■ Supplied data:
================

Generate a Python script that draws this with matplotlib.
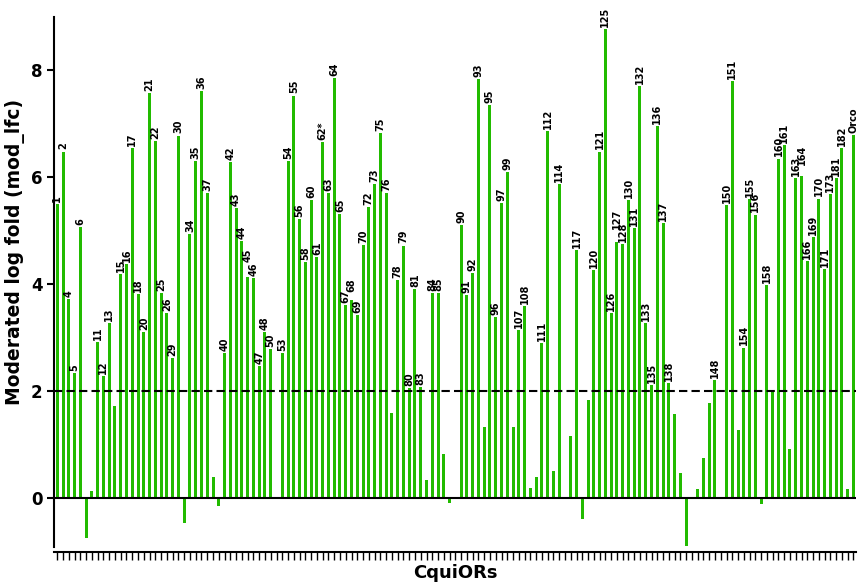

================

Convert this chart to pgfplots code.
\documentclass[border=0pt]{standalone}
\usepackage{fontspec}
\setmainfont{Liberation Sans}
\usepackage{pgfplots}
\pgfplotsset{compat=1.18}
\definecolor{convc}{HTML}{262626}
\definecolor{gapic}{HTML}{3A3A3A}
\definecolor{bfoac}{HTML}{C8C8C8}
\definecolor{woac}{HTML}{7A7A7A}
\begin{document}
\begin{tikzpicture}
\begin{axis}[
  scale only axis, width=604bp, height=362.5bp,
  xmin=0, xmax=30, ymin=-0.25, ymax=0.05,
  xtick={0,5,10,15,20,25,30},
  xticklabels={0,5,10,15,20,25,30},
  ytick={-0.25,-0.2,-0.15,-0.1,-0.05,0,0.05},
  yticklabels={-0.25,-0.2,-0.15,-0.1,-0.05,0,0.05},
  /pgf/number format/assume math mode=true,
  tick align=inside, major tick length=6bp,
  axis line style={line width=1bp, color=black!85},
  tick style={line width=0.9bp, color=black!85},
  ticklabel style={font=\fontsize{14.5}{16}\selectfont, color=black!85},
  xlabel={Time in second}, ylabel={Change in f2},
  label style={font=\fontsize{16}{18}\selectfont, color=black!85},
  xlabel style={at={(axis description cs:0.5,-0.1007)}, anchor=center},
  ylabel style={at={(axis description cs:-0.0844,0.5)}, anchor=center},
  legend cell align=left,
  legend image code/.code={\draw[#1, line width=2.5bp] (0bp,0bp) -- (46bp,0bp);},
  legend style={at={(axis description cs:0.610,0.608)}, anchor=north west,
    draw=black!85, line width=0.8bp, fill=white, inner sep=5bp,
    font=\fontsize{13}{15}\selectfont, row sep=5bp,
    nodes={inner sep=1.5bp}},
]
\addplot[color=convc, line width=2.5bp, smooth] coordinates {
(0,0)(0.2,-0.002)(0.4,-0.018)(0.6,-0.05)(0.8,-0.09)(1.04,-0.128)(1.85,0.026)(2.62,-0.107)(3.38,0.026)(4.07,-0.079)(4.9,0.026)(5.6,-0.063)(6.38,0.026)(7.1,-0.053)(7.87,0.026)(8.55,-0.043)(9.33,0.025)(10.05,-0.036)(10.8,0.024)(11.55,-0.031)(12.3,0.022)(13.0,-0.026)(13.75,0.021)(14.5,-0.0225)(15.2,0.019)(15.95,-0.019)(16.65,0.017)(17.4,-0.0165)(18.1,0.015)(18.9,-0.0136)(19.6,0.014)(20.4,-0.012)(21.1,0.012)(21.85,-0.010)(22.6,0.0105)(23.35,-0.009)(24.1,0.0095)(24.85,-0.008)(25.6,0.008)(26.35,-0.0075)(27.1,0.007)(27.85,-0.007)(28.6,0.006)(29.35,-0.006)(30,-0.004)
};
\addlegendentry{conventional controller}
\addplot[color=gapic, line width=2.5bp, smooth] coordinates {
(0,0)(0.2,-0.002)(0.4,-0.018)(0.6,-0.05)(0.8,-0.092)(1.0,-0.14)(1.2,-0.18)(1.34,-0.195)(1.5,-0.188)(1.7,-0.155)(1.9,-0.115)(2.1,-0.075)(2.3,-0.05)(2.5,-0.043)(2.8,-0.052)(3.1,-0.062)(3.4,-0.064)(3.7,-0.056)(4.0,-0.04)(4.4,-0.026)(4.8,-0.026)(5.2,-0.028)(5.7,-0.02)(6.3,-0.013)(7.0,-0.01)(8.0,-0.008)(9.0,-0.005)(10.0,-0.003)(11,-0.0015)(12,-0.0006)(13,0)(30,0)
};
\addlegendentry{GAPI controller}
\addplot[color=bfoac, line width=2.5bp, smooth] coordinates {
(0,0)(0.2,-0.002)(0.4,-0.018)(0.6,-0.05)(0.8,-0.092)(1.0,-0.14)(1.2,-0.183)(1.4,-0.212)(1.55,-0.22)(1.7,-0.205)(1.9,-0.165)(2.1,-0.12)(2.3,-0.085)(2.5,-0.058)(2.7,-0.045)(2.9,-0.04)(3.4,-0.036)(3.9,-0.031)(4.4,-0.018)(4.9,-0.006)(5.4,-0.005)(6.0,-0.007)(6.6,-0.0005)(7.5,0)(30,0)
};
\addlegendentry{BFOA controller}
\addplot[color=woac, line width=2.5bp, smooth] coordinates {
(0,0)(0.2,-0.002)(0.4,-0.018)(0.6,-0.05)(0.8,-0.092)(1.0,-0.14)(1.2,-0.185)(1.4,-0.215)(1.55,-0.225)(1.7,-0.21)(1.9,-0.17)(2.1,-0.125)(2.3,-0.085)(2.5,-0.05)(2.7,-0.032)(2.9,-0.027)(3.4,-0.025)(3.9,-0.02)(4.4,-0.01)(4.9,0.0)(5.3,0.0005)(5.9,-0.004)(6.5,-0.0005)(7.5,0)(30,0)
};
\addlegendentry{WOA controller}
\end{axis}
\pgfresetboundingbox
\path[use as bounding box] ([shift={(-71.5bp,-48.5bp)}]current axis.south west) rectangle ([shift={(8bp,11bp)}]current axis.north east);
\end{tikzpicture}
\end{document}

================

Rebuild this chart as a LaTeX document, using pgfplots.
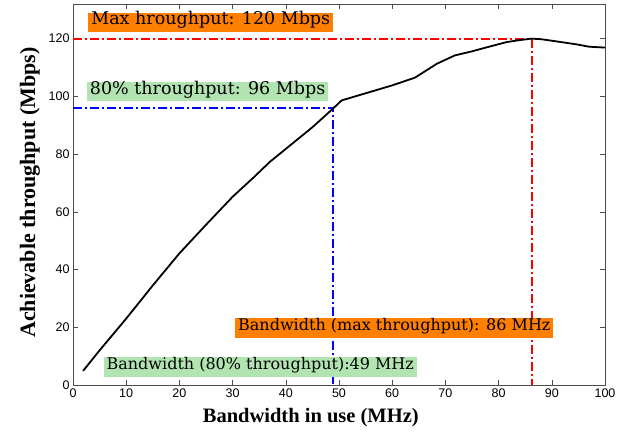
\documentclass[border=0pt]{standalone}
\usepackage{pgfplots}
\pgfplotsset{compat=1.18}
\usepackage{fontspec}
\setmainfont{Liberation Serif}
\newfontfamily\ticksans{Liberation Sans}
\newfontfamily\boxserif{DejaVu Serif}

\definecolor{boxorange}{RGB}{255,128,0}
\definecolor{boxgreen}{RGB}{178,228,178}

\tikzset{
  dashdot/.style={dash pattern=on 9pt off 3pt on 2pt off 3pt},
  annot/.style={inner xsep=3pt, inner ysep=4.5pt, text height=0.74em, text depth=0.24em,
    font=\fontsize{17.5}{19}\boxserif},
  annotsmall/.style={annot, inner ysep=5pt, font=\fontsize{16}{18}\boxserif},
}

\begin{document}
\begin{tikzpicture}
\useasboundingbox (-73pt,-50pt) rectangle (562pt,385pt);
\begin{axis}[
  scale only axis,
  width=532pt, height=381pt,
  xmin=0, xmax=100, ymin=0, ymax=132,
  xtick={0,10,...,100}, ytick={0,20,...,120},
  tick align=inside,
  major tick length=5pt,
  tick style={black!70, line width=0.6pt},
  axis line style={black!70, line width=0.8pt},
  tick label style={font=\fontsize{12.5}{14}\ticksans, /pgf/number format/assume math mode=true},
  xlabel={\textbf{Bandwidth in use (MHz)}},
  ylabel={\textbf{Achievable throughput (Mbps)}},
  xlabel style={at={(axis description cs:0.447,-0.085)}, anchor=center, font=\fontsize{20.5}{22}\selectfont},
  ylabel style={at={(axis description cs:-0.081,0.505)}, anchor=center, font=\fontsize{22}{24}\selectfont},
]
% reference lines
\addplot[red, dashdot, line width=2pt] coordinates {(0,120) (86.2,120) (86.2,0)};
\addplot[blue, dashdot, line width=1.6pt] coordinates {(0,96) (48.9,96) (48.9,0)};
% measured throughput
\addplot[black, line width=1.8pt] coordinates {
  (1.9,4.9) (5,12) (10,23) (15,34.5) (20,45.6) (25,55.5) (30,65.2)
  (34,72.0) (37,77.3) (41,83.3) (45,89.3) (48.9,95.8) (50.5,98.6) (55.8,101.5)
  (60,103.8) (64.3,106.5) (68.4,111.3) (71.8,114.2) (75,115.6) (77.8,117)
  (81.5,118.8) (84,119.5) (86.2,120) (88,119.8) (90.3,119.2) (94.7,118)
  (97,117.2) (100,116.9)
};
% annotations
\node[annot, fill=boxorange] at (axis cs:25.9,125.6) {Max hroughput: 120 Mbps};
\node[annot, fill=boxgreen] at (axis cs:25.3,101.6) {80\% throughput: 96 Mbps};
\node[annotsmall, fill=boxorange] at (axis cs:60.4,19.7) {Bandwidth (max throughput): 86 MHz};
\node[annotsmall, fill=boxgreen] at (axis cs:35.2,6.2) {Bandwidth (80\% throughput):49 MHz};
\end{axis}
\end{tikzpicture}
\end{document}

================

Look through the entries above and count each line holding "code"; report the count alone.

2